Phase 1 should fix information flow and evaluation trustworthiness. Implement geometry propagation, camera orientation encoding, and path cleanup in tests/conftest.py. Then add the new geometry tests and rerun the current proxy benchmark.

Phase 2 should add task-aware semantic candidates and hard-negative data generation. This is the fastest path to making the planner meaningful without yet rewriting the full memory and world model stack.

Phase 3 should add task-conditioned reveal outputs and the strengthened proxy metrics. At this stage the proxy benchmark should start reflecting the real task failure modes.

Phase 4 should replace pooled memory and compact rollout with the new spatial memory and spatial world model. This is the biggest change and should only happen after the eval harness can tell whether it helped.

Phase 5 should run the full internal ablation suite, then RLBench / PerAct2, then deformable public benchmarks, and only then decide whether the architecture is strong enough to justify real-data collection.

12. What to avoid

Do not treat launch smoke as performance evaluation.

Do not keep teacher-centered Gaussian candidates as the main planner supervision source.

Do not remove task structure in favor of a generic monolithic BC model unless the structured architecture clearly fails. Nothing in the current repo proves that.

Do not use only mean success. These tasks need persistence, reocclusion, and structural-preservation metrics.

Do not claim the current planner or current world model are validated. They are not, yet.

13. Minimal first patch set (the first pull request)

If only one implementation sprint is possible before deeper refactors, the first pull request should contain exactly this:

fix geometry_tokens propagation from backbone to fusion to policy output;
add camera rotation encoding in DepthPatchAdapter;
add tests/test_geometry_tokens_propagate.py and tests/test_camera_rotation_geometry.py;
replace hardcoded path logic in tests/conftest.py;
extend run_reveal_benchmark.py reporting to save chunk_commit_steps, bootstrap confidence intervals, and paired-seed summaries;
add semantic macro candidates in action_decoder.py without yet deleting the Gaussian fallback;
add hard negative candidate generation in sim_reveal/procedural_envs.py;
add the deterministic scripted proxy benchmark suite.
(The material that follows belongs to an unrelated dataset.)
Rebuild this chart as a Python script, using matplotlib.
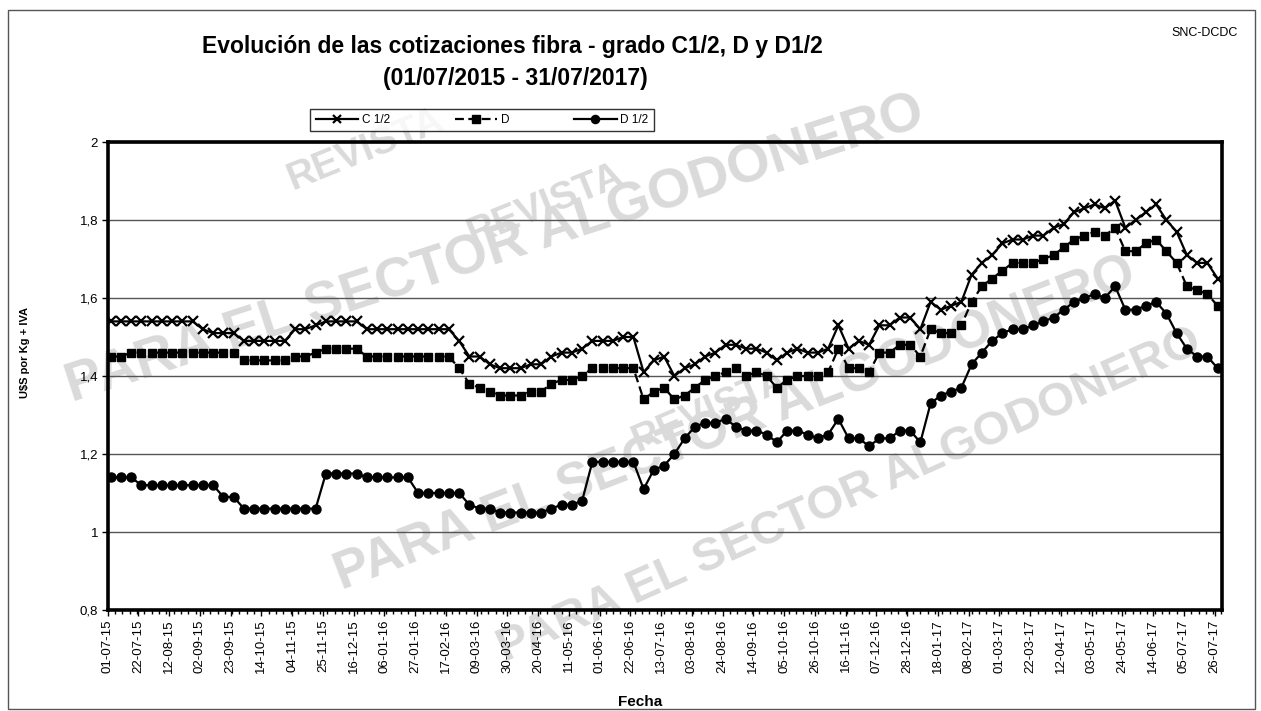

This first patch set will not make the model SOTA. It will make the repo trustworthy enough to support the larger refactor.

14. Reference links

Repo root:
https://huggingface.co/lsnu/VLAarchtests/tree/main

Public benchmark / baseline references to align against:
PerAct2 / RLBench2 bimanual benchmark: https://bimanual.github.io/
InterACT: https://dannyran123.github.io/interact/
VoxAct-B: https://voxact-b.github.io/
AnyBimanual: https://anybimanual.github.io/
TwinVLA: https://twinvla.github.io/
RDT-1B: https://rdt-robotics.github.io/rdt-robotics/
DeformableRavens: https://deformableravens.github.io/
SoftGym: https://sites.google.com/view/softgym/home
DaXBench: https://daxbench.github.io/
EFM / BAP: https://efmanipulation.github.io/
RoboTwin 2.0: https://robotwin-platform.github.io/

15. Final recommendation

The architecture should be pursued, but only in a narrower and more explicit form: task-structured bimanual reveal-and-retrieve under elastic occlusion. The current repo is close enough to that idea to be worth continuing. The most important next step is not collecting real data yet. It is making the geometry path real, making the planner learn from hard failure cases, and making the world model spatial enough that “maintain the opening while the other arm retrieves” is something the system can actually predict rather than merely imitate.